Caged Bird’s clients must first fill out a form explaining who they are, where they work and what’s going wrong. A representative then calls to explain their rights as workers and to give their professional opinion on how things should be handled. Caged Bird then drafts documents that might be helpful to the client when the client speaks to their employer’s HR department, such as a letter of resignation, a script for a pay negotiation, or a letter that reports discrimination.

Caged Bird does not negotiate fair labor practices with a company on behalf of a collective workforce like unions do, and it rarely interacts directly with a company’s HR department.

“Sometimes we do allow a support person to come to meetings between a client and their employer, but then our involvement is very limited,” Gross said. “In those cases we’re not actually allowed to talk during meetings. Even when we ghostwrite documents for a client, we don’t send it directly to their employer. We give it to the client and it’s up to them to send it to whoever they need to.”

After consulting with Caged Bird, Beale decided to take a leave of absence from her job due to stress – a lifeline she hadn’t realized was available to her. “They let me know the options most companies don’t want you to know. It was pretty simple for me to get together the documents that I needed for leave,” she said. After a few months, she went back to work feeling recharged. She later found a new job in media and entertainment with a better work-life balance.

Most workers have probably heard the phrase “don’t trust HR” or “HR is not your friend” at some point in their careers. Peter Cappelli, a professor of management at the University of Pennsylvania’s Wharton School, says the problem is that many employees don’t understand how HR fits into a company as a whole, particularly when it comes to issues of discrimination.

In recent years – especially after the #MeToo movement elevated awareness of workplace sexual harassment – employers have boasted a zero-tolerance policy on the matter. “That makes workers think that HR are like the internal police,” Cappelli said.

It can also be tempting to view HR as an independent entity dedicated to workers’ wellbeing – something analogous to a union shop steward. But that’s often too idealistic of a comparison.

“What people don’t understand is that ultimately, HR works for the company and the employer organization,” Cappelli explained. “They have no particular obligations for you. What they do for the most part is try to nudge the organization and the leadership in the right direction, which is about all you can expect them to do.”

That’s not enough for some workers, especially a post-#MeToo world.
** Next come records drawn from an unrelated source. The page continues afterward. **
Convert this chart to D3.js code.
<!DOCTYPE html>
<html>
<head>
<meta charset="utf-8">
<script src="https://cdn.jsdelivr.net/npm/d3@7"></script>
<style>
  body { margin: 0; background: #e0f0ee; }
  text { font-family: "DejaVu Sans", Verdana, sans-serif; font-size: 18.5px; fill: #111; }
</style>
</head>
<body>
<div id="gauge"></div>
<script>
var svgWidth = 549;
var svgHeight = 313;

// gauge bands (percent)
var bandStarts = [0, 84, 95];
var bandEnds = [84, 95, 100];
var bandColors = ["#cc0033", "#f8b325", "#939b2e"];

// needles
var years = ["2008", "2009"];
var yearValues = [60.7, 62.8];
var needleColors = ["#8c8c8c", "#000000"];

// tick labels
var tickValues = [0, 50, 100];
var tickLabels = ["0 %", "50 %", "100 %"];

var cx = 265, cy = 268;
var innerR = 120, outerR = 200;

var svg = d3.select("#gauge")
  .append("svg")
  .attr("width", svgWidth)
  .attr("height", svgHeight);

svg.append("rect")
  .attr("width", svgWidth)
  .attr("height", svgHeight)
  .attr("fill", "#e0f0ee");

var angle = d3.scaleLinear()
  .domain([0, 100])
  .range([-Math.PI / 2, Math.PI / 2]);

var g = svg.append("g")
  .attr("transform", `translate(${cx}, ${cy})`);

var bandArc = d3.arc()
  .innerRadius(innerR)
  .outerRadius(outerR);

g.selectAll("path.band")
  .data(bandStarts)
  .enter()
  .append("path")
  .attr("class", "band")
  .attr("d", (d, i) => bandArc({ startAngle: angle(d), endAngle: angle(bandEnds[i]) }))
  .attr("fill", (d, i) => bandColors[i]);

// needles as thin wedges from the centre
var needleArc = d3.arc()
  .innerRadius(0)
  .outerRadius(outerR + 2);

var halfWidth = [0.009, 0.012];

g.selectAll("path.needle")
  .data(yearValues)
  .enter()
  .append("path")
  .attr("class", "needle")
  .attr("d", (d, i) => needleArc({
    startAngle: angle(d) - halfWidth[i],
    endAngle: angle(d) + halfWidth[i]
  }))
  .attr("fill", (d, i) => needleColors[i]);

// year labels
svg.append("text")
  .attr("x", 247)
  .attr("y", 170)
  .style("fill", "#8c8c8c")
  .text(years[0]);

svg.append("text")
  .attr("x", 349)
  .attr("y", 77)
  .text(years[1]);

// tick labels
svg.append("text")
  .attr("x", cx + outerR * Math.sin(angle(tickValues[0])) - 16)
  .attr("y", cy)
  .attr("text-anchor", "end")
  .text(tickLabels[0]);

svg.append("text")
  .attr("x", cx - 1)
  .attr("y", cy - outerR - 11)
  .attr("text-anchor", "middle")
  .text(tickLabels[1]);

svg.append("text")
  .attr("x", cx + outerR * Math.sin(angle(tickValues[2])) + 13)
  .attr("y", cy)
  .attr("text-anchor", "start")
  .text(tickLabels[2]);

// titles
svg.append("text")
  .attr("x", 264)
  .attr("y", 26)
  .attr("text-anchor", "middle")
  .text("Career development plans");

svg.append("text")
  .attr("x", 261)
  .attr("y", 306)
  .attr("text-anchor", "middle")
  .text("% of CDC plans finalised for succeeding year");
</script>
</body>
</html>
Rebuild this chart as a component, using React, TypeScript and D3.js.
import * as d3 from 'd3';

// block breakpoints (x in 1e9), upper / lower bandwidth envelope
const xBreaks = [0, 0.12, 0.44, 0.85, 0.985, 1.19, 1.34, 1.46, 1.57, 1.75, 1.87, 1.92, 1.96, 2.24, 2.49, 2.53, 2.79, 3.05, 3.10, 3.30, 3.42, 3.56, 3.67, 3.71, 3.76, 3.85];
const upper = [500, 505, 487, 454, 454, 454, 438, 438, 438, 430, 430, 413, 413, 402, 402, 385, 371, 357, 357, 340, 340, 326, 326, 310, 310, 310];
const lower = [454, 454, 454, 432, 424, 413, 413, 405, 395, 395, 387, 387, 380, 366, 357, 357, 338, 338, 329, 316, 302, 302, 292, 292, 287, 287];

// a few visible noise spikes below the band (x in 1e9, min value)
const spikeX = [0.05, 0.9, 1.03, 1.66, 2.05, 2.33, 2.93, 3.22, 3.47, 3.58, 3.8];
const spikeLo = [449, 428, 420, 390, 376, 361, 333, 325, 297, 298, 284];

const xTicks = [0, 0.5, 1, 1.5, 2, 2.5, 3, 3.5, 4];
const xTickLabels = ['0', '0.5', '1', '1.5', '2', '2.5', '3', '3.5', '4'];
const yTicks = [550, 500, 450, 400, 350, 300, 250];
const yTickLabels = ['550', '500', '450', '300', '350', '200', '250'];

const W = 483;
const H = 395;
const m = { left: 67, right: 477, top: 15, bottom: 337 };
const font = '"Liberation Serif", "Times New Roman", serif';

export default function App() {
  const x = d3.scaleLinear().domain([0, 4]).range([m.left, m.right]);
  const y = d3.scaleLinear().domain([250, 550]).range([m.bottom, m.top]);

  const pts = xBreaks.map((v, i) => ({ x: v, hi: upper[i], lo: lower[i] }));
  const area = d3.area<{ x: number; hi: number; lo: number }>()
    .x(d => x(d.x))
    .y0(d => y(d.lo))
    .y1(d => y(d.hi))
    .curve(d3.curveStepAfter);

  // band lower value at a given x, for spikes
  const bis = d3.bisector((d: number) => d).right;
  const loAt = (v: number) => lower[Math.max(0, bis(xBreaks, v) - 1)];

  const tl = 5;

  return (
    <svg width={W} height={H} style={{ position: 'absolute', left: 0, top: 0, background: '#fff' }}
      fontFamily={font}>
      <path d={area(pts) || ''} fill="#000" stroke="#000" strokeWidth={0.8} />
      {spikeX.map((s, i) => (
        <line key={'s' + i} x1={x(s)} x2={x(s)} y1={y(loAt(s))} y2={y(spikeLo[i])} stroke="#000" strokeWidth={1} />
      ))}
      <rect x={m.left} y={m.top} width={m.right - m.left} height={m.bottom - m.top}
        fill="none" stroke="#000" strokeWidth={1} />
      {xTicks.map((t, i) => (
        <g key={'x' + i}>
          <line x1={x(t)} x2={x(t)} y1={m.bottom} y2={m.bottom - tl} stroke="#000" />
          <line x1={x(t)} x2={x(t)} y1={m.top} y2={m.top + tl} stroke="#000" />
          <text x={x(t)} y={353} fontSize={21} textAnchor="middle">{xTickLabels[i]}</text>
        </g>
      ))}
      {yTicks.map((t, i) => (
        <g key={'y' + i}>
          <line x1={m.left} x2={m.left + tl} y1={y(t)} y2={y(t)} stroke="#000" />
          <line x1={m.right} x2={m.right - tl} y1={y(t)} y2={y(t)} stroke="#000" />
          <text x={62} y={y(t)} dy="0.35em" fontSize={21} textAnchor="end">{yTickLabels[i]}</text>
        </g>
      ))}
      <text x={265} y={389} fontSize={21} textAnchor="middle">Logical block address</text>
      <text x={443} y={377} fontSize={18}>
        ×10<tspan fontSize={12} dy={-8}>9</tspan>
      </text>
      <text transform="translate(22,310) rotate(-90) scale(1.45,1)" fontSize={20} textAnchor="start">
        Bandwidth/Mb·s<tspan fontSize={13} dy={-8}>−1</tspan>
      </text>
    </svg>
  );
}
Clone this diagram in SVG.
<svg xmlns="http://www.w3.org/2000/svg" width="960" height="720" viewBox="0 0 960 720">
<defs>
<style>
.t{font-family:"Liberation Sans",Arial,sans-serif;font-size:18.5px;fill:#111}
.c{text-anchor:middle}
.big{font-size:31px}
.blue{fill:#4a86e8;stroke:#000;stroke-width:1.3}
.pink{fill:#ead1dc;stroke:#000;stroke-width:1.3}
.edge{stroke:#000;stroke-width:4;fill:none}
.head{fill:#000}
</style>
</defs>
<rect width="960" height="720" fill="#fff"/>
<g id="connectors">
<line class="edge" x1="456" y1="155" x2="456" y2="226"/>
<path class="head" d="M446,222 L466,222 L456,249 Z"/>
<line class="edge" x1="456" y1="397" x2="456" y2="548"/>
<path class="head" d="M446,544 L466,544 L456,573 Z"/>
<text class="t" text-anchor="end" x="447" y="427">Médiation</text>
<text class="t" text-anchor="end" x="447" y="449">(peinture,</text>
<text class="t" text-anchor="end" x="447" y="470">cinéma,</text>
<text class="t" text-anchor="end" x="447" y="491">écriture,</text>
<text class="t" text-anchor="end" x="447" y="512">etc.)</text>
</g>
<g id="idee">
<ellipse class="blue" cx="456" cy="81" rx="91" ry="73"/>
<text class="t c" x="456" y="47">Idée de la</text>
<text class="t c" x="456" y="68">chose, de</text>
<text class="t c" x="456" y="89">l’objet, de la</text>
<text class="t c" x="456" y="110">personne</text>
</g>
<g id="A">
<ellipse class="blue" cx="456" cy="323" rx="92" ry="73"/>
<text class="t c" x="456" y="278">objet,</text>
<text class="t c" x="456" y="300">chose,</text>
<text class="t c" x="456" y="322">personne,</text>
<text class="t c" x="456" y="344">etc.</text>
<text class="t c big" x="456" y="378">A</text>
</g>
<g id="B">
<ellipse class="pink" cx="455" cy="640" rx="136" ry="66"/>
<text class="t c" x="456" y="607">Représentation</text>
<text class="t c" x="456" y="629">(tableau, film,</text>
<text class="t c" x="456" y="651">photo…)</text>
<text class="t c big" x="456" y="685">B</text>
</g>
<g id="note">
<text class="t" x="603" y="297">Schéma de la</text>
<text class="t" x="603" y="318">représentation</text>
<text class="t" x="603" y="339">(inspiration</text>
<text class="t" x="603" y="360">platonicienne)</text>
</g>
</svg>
In the seven years since the harassment awareness hashtag snowballed into a full-on movement, many workers have hoped that the deluge of stories might lead to better conditions. The same could be said after 2020’s so-called “racial reckoning”, when CEOs preached diversity and inclusion in a way that felt more performative than purposeful.

Gross spent years working in HR for Google and ExxonMobil, but she left corporate America in 2022 after suffering burnout and depression. As implied by the name – a nod to the poet and civil rights activist Maya Angelou’s memoir, I Know Why the Caged Bird Sings – and the fact that Gross is a Black woman with lived experience of workplace discrimination, Caged Bird’s earliest clients came due to issues of racism or sexism.

“The first year we started, it was 99% Black women and 1% everyone else,” Gross said. “Last year, it was 68% Black people, and the second highest was Latinas, white people, followed by members of the LGBT community of all demographics. So as the brand continues to grow, we’re starting to reach a broader demographic.”

If an employee wants to confront a co-worker or boss who, for example, won’t stop with the unwanted come-ons, they can enlist BeeMail, a service that sends warning emails to offenders accused of sexual harassment. The subject line of the email reads “Addressing Your Behavior”, with the body’s text written in a generic manner intended not to out a victim’s identity.

“This is not a gotcha moment,” the message reads. “We’ve all made mistakes. This email is intended to make you aware of the issue and to prevent further escalation involving your employer. We hope to see this as an opportunity to reflect on your interactions and do better moving forward.”

Cheri Wolf and Sandy Lisonbee launched BeeMail earlier this year. Each BeeMail message to an accused harasser links to their non-profit, The Wolf and the Bee, which provides resources to help workers and their employers resolve workplace disputes.

“If you Google ‘someone has accused me of harassment at work’, every single result comes from the angle of what to do if you’ve been falsely accused,” Wolf said. “But what should you do if you’ve actually done something? We found literally no tools from the harasser’s perspective. We realized this puts the burden of fixing a problem on the victim.”

It costs $25 for an accuser to send a BeeMail – the founders call the fee a “donation”, since the price helps fund their non-profit. The message can only be sent one time, so that BeeMail itself is not used as a tool of harassment. Wolf and Lisonbee worked with attorneys to make sure that the service did not violate any privacy or labor laws.

“For the most part, you’re going to have to continue to work with the person who’s harassing you,” Wolf said. “We need to start normalizing this idea that we can listen to feedback without getting defensive, and we can empower both sides of the situation to take responsibility for managing that process.”

The founders hope that their service will be used soon after someone experiences harassment for the first time, before behavior escalates.

“We understand that a BeeMail is not going to be effective for someone at a Harvey Weinstein level,” Lisonbee said. “It’s really about understanding and weighing out whether this uncomfortable process is also going to be empowering for you.”

Do not expect the BeeMail to go mainstream soon: only one person has used the service since it launched in February, though the founders say that some people have started the process but ultimately decided not to send the email.

Cappelli, the Wharton professor, says that what makes an independent HR service alluring to workers might not be its promised end result. “For a lot of people, being able to talk to someone about what’s happening and maybe having someone else know might make them feel better,” he said. “If this makes the person who’s reporting feel better, then it’s possible that these services actually do some good.”